In Brown v Rice, the Court held that communications made during the course of mediation could be admitted as evidence to establish whether a settlement had been reached. This was the case even though the mediation agreement contained a clause providing that any settlement reached in the mediation would only be binding if it was in writing and signed by all the parties and that all information provided during the mediation was without prejudice and would be inadmissible in any litigation of the dispute.
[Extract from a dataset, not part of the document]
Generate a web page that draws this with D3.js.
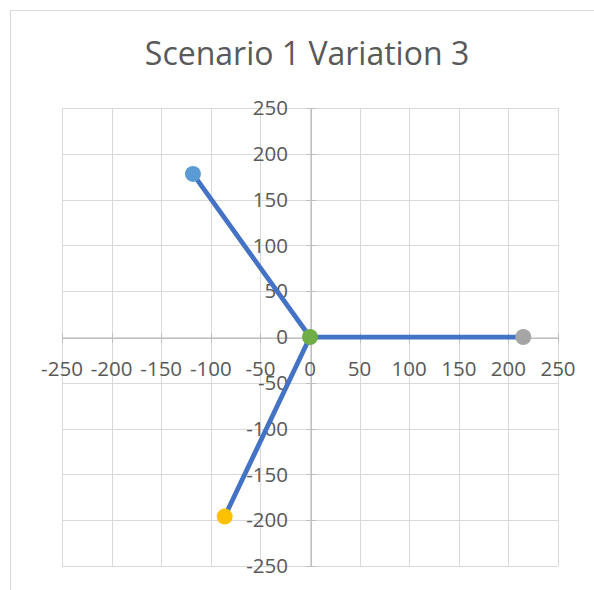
<!DOCTYPE html>
<html>
<head>
<meta charset="utf-8">
<script src="https://cdn.jsdelivr.net/npm/d3@7"></script>
<style>
  html, body { margin: 0; padding: 0; background: #fff; }
  svg { display: block; }
</style>
</head>
<body>
<svg id="chart" width="594" height="590"></svg>
<script>
// ---- data ----
const title = "Scenario 1 Variation 3";
const hub = [0, 0];
const pointNames = ["A", "B", "C"];
const pointX = [-118, 215, -86];
const pointY = [178, 0, -196];
const xTicks = [-250, -200, -150, -100, -50, 0, 50, 100, 150, 200, 250];
const yTicks = [-250, -200, -150, -100, -50, 0, 50, 100, 150, 200, 250];
// styles
const pointColors = ["#5B9BD5", "#A5A5A5", "#FFC000"];
const hubColor = "#70AD47";

(function () {
const svg = d3.select("#chart");
const plotLeft = 62, plotRight = 558, plotTop = 108, plotBottom = 566;

const x = d3.scaleLinear().domain([-250, 250]).range([plotLeft, plotRight]);
const y = d3.scaleLinear().domain([-250, 250]).range([plotBottom, plotTop]);

// chart area border
svg.append("rect")
  .attr("x", 10.5).attr("y", 10.5).attr("width", 620).attr("height", 620)
  .attr("fill", "#fff").attr("stroke", "#d9d9d9").attr("stroke-width", 1);

// title
svg.append("text")
  .attr("x", 307).attr("y", 65)
  .attr("text-anchor", "middle")
  .attr("font-family", "'Open Sans', sans-serif")
  .attr("font-size", 32)
  .attr("fill", "#595959")
  .text(title);

// gridlines
const grid = svg.append("g").attr("stroke", "#d9d9d9").attr("stroke-width", 1).attr("shape-rendering", "crispEdges");
grid.selectAll("line.v").data(xTicks).join("line").attr("class", "v")
  .attr("x1", d => Math.round(x(d)) + 0.5).attr("x2", d => Math.round(x(d)) + 0.5)
  .attr("y1", plotTop).attr("y2", plotBottom);
grid.selectAll("line.h").data(yTicks).join("line").attr("class", "h")
  .attr("y1", d => Math.round(y(d)) + 0.5).attr("y2", d => Math.round(y(d)) + 0.5)
  .attr("x1", plotLeft).attr("x2", plotRight);

// axes through origin
const xAxis = d3.axisBottom(x).tickValues(xTicks).tickSizeInner(5).tickSizeOuter(0).tickFormat(() => "");
const yAxis = d3.axisLeft(y).tickValues(yTicks).tickSizeInner(5).tickSizeOuter(0).tickFormat(() => "");
const gx = svg.append("g").attr("transform", `translate(0,${Math.round(y(0)) + 0.5})`).call(xAxis);
const gy = svg.append("g").attr("transform", `translate(${Math.round(x(0)) + 0.5},0)`).call(yAxis);
[gx, gy].forEach(g => {
  g.selectAll("path, line").attr("stroke", "#bfbfbf").attr("shape-rendering", "crispEdges");
});
gx.selectAll(".tick line").attr("y1", -5).attr("y2", 5);
gy.selectAll(".tick line").attr("x1", -5).attr("x2", 5);

// tick labels
const labelFont = "'Open Sans', sans-serif";
svg.append("g").selectAll("text").data(xTicks).join("text")
  .attr("x", d => x(d)).attr("y", 376)
  .attr("text-anchor", "middle")
  .attr("font-family", labelFont).attr("font-size", 20.5).attr("fill", "#595959")
  .text(d => d);
svg.append("g").selectAll("text").data(yTicks).join("text")
  .attr("x", 288).attr("y", d => y(d))
  .attr("dy", "0.35em")
  .attr("text-anchor", "end")
  .attr("font-family", labelFont).attr("font-size", 20.5).attr("fill", "#595959")
  .text(d => d);

// spokes
const pts = pointNames.map((n, i) => ({ name: n, x: pointX[i], y: pointY[i], color: pointColors[i] }));
const line = d3.line().x(d => x(d[0])).y(d => y(d[1]));
svg.append("g").selectAll("path").data(pts).join("path")
  .attr("d", d => line([[d.x, d.y], hub]))
  .attr("fill", "none").attr("stroke", "#4472C4").attr("stroke-width", 4.75).attr("stroke-linecap", "round");

// markers
svg.append("g").selectAll("circle").data(pts).join("circle")
  .attr("cx", d => x(d.x)).attr("cy", d => y(d.y)).attr("r", 8)
  .attr("fill", d => d.color);
svg.append("circle")
  .attr("cx", x(hub[0])).attr("cy", y(hub[1])).attr("r", 8)
  .attr("fill", hubColor);
})();
</script>
</body>
</html>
In English and American Insurance Co Ltd (a company in administration) v Axa Re SA the Court determined that whether or not a communication is without prejudice will depend on the intention of the parties, which must be determined objectively. Axa submitted that two letters, which were hedged with conditions and constraints and expressly reserved the right to deny liability in full, notwithstanding the offer being made, should be regarded as without prejudice as they were part of ongoing settlement negotiations. The judge disagreed. The evidence showed that at the end of a without prejudice meeting, Axa was asked to set out its position in writing. The obvious purpose of this request was so that EAIC's administrators had a statement on record of Axa's position, which implicitly was to be an open statement confirming Axa's position. The letters were therefore to be viewed as open letters, not afforded privilege.

In Stax Claimants v Bank of Nova Scotia Channel Islands Ltd the claimants sought damages against a bank in respect of investments recommended by the bank. The bank argued that the claimants had in fact relied on their own independent financial advisers (IFAs). The claimants' lawyers met with the IFAs' lawyers and asserted privilege in respect of notes of the meeting and all correspondence. No claims had been brought against the IFAs and the purpose of the meeting was not to discuss settlement of such claims.

The Court held that the privilege only extended to genuine settlement discussions. Discussions which are aimed at progressing the litigation so as ultimately to achieve a settlement will not be subject to without prejudice privilege (however, they may be covered by litigation privilege). The negotiations must be sufficiently proximate to the litigation to benefit from the without prejudice rule.

It is important - when parties are trying to resolve a dispute in Britain - to understand these rules, and to ensure that communications which are not intended for the eyes of a judge come within the rules of without prejudice privilege.

The content of this article is intended to provide a general guide to the subject matter. Specialist advice should be sought about your specific circumstances.